• Task
Retype only what runs from the first line of the listing to the line holding "[x radius=3.63cm,y radius=4.615cm];", both included. Do not retype the pictures.

※

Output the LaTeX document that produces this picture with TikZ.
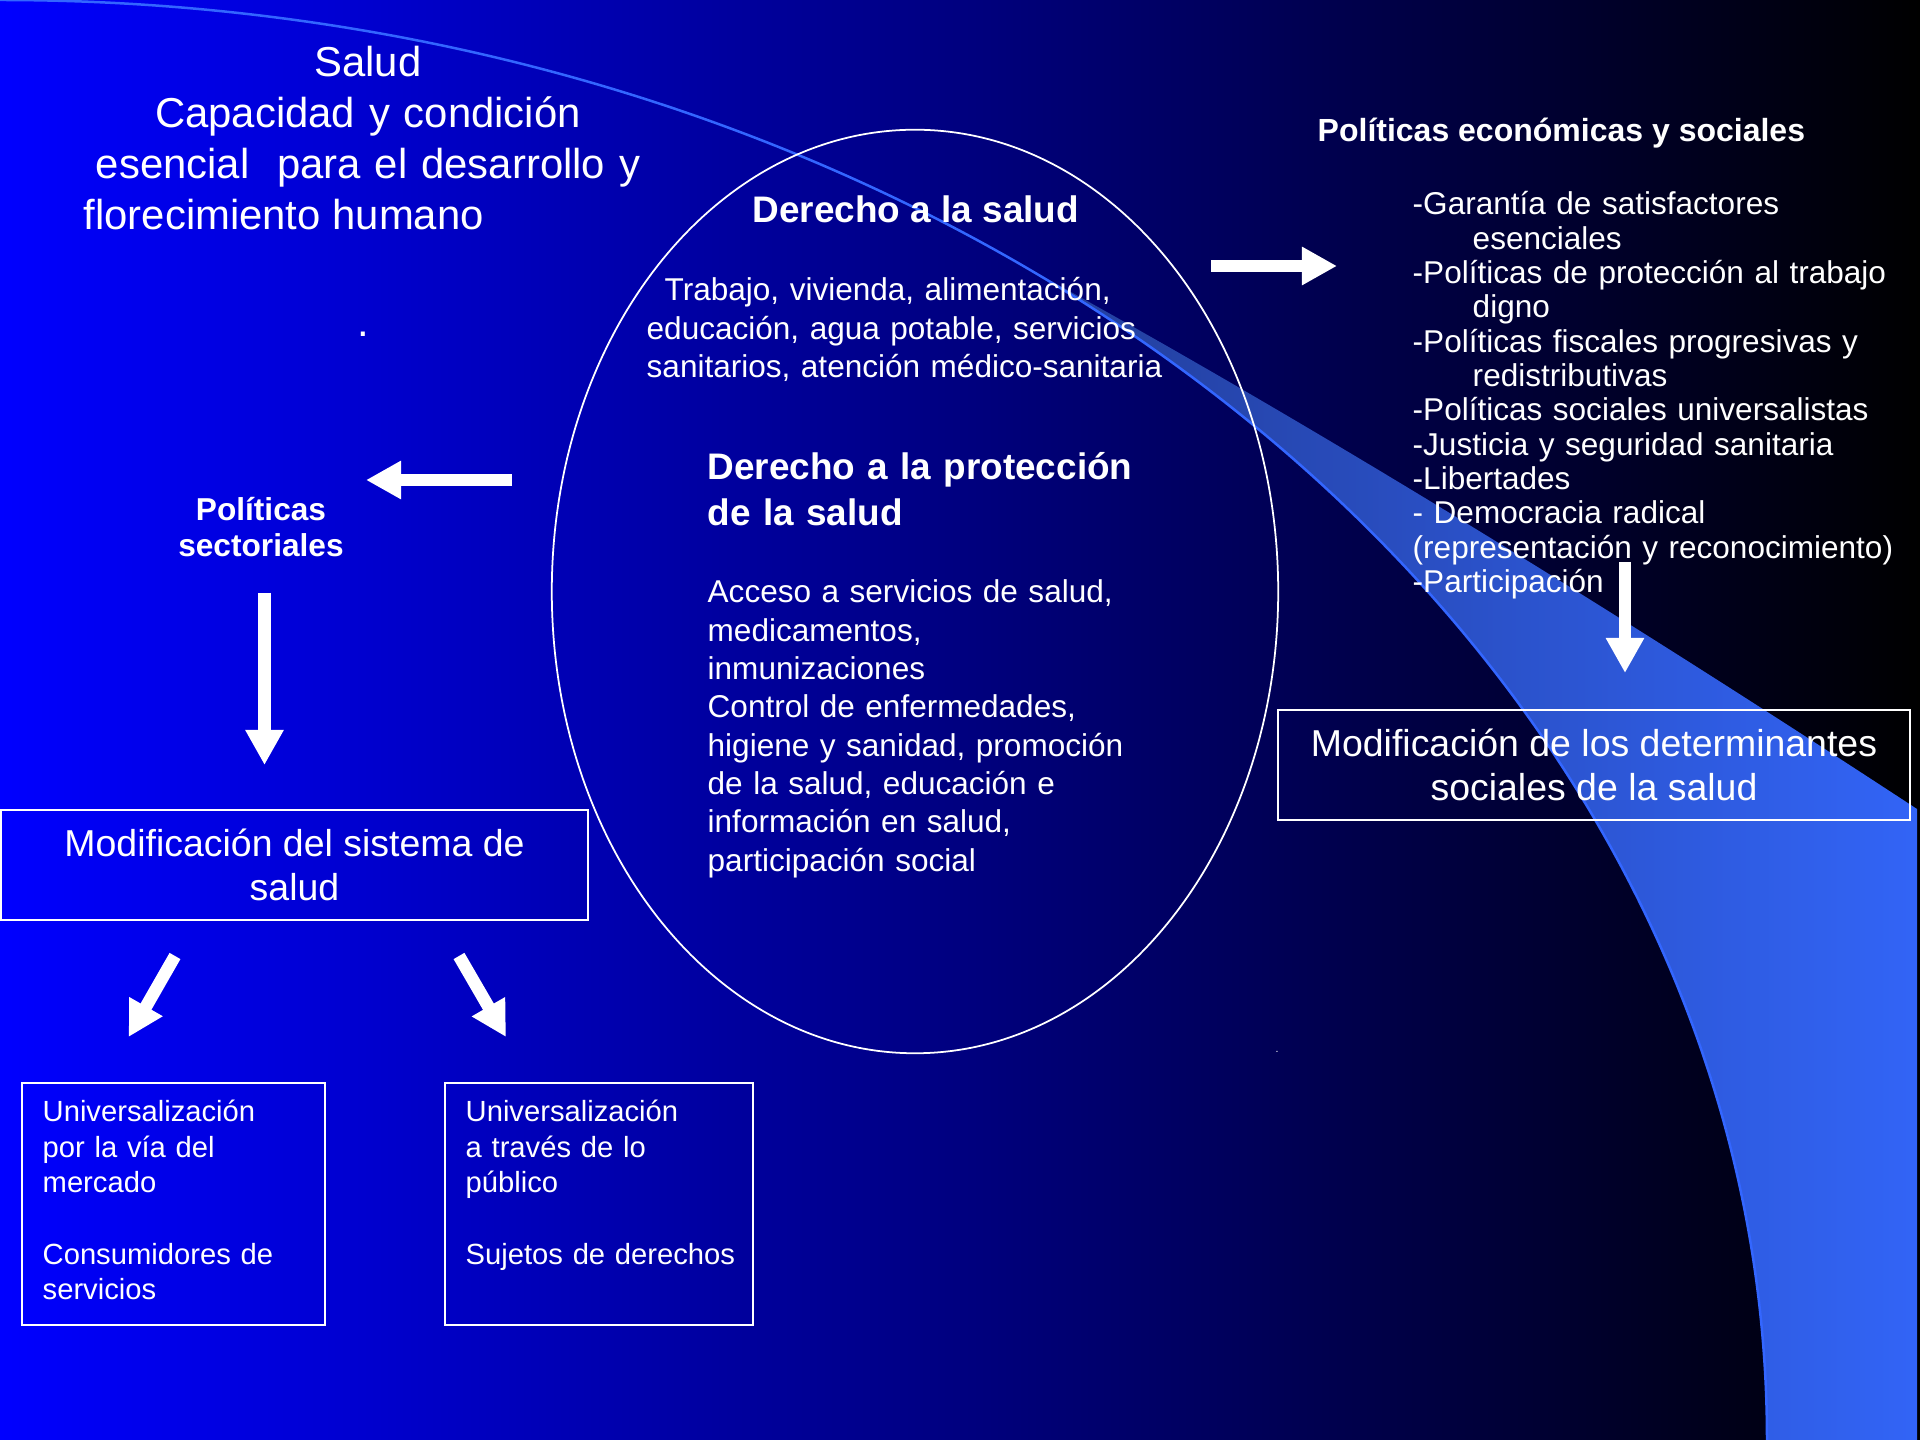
\documentclass[tikz,border=0pt]{standalone}
\usepackage{fontspec}
\setmainfont{Liberation Sans}
\usetikzlibrary{arrows.meta,calc,positioning}
\definecolor{fondomid}{RGB}{0,0,140}
\definecolor{bandizq}{RGB}{34,60,150}
\definecolor{bandder}{RGB}{50,100,246}
\definecolor{bandlinea}{RGB}{51,102,255}

\begin{document}
\begin{tikzpicture}[x=0.01cm,y=-0.01cm,
  txt/.style={text=white,inner sep=0pt},
  ttl/.style={txt,font=\fontsize{11.9}{14.5}\selectfont},
  head/.style={txt,font=\bfseries\fontsize{10.5}{12.8}\selectfont},
  body/.style={txt,font=\fontsize{8.97}{10.9}\selectfont},
  lista/.style={txt,font=\fontsize{8.97}{9.76}\selectfont},
  modif/.style={txt,draw=white,line width=0.55pt,font=\fontsize{10.65}{12.6}\selectfont,align=center},
  ubox/.style={draw=white,line width=0.55pt,inner sep=0pt},
  utxt/.style={txt,font=\fontsize{8.3}{10}\selectfont},
  barrow/.style={white,line width=0.125cm,-{Triangle[length=0.35cm,width=0.36cm]}}]
\useasboundingbox (0,0) rectangle (1920,1440);
\shade[left color=blue,middle color=fondomid,right color=black] (0,0) rectangle (1920,1440);
\begin{scope}
  \clip (1000,253) .. controls (1267,398) and (1572,583) .. (1917,809) -- (1917,1440) -- (1000,1440) -- cycle;
  \clip (0,0) .. controls (976,0) and (1767,645) .. (1767,1440) -- (1917,1440) -- (1917,0) -- cycle;
  \shade[left color=bandizq,right color=bandder] (1000,250) rectangle (1917,1440);
\end{scope}
\draw[bandlinea,line width=0.025cm] (0,0) .. controls (976,0) and (1767,645) .. (1767,1440);
\draw[white,line width=0.5pt] (915,591.5) ellipse [x radius=3.63cm,y radius=4.615cm];

\node[ttl,anchor=base,text width=6cm,align=center] (salud) at (368,77) {Salud\\Capacidad y condición\\esencial\ \ para el desarrollo y};
\node[ttl,anchor=base west] (flor) at (83,230) {florecimiento humano};
\node[ttl,anchor=base] (punto) at (363,337) {.};

\node[head,anchor=base west] (dsalud) at (752,223) {Derecho a la salud};
\node[body,anchor=base west,text width=6cm,align=left] (trabajo) at (646,301) {\hspace*{0.18cm}Trabajo, vivienda, alimentación,\\educación, agua potable, servicios\\sanitarios, atención médico-sanitaria};
\node[head,anchor=base west,text width=5cm,align=left] (dprot) at (707,480) {Derecho a la protección\\de la salud};
\node[body,anchor=base west,text width=5cm,align=left] (acceso) at (707,603) {Acceso a servicios de salud,\\medicamentos,\\inmunizaciones\\Control de enfermedades,\\higiene y sanidad, promoción\\de la salud, educación e\\información en salud,\\participación social};
\node[txt,font=\fontsize{3}{3}\selectfont] (punto2) at (1277,1052) {.};

\node[txt,font=\bfseries\fontsize{9.1}{10.9}\selectfont,anchor=base west] (polec) at (1317,142) {Políticas económicas y sociales};
\node[lista,anchor=base west,text width=5.3cm,align=left] (medidas) at (1412,215) {-Garantía de satisfactores\\\hspace*{0.6cm}esenciales\\-Políticas de protección al trabajo\\\hspace*{0.6cm}digno\\-Políticas fiscales progresivas y\\\hspace*{0.6cm}redistributivas\\-Políticas sociales universalistas\\-Justicia y seguridad sanitaria\\-Libertades\\- Democracia radical\\(representación y reconocimiento)\\-Participación};
\coordinate (d1) at (1211,266);
\coordinate (d2) at (1337,266);
\draw[barrow] (d1)--(d2);
\coordinate (d3) at (1625,562);
\coordinate (d4) at (1625,673);
\draw[barrow] (d3)--(d4);
\node[modif,minimum width=6.32cm,minimum height=1.1cm] (determ) at (1594,765) {Modificación de los determinantes\\sociales de la salud};

\coordinate (i1) at (512,480);
\coordinate (i2) at (366,480);
\draw[barrow] (i1)--(i2);
\node[txt,font=\bfseries\fontsize{9}{10}\selectfont,anchor=base,text width=3cm,align=center] (psect) at (261,521) {Políticas\\sectoriales};
\coordinate (i3) at (264.5,593);
\coordinate (i4) at (264.5,765);
\draw[barrow] (i3)--(i4);
\node[modif,minimum width=5.87cm,minimum height=1.1cm] (sistema) at (294.5,865) {Modificación del sistema de\\salud};

\coordinate (m1) at (175,956);
\coordinate (m2) at (128.6,1037);
\draw[barrow] (m1)--(m2);
\coordinate (p1) at (459,956);
\coordinate (p2) at (506,1037);
\draw[barrow] (p1)--(p2);
\node[ubox,minimum width=3.03cm,minimum height=2.42cm] (mercado) at (173.5,1204) {};
\node[ubox,minimum width=3.08cm,minimum height=2.42cm] (publico) at (599,1204) {};
\node[utxt,anchor=base west,text width=2.7cm,align=left] (mercadot) at (42,1122) {Universalización\\por la vía del\\mercado\\[0.37cm]Consumidores de\\servicios};
\node[utxt,anchor=base west,text width=2.8cm,align=left] (publicot) at (465,1122) {Universalización\\a través de lo\\público\\[0.37cm]Sujetos de derechos};
\end{tikzpicture}
\end{document}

※

• Task solution
Output the LaTeX document that produces this picture with TikZ.
\documentclass[tikz,border=0pt]{standalone}
\usepackage{fontspec}
\setmainfont{Liberation Sans}
\usetikzlibrary{arrows.meta,calc,positioning}
\definecolor{fondomid}{RGB}{0,0,140}
\definecolor{bandizq}{RGB}{34,60,150}
\definecolor{bandder}{RGB}{50,100,246}
\definecolor{bandlinea}{RGB}{51,102,255}

\begin{document}
\begin{tikzpicture}[x=0.01cm,y=-0.01cm,
  txt/.style={text=white,inner sep=0pt},
  ttl/.style={txt,font=\fontsize{11.9}{14.5}\selectfont},
  head/.style={txt,font=\bfseries\fontsize{10.5}{12.8}\selectfont},
  body/.style={txt,font=\fontsize{8.97}{10.9}\selectfont},
  lista/.style={txt,font=\fontsize{8.97}{9.76}\selectfont},
  modif/.style={txt,draw=white,line width=0.55pt,font=\fontsize{10.65}{12.6}\selectfont,align=center},
  ubox/.style={draw=white,line width=0.55pt,inner sep=0pt},
  utxt/.style={txt,font=\fontsize{8.3}{10}\selectfont},
  barrow/.style={white,line width=0.125cm,-{Triangle[length=0.35cm,width=0.36cm]}}]
\useasboundingbox (0,0) rectangle (1920,1440);
\shade[left color=blue,middle color=fondomid,right color=black] (0,0) rectangle (1920,1440);
\begin{scope}
  \clip (1000,253) .. controls (1267,398) and (1572,583) .. (1917,809) -- (1917,1440) -- (1000,1440) -- cycle;
  \clip (0,0) .. controls (976,0) and (1767,645) .. (1767,1440) -- (1917,1440) -- (1917,0) -- cycle;
  \shade[left color=bandizq,right color=bandder] (1000,250) rectangle (1917,1440);
\end{scope}
\draw[bandlinea,line width=0.025cm] (0,0) .. controls (976,0) and (1767,645) .. (1767,1440);
\draw[white,line width=0.5pt] (915,591.5) ellipse [x radius=3.63cm,y radius=4.615cm];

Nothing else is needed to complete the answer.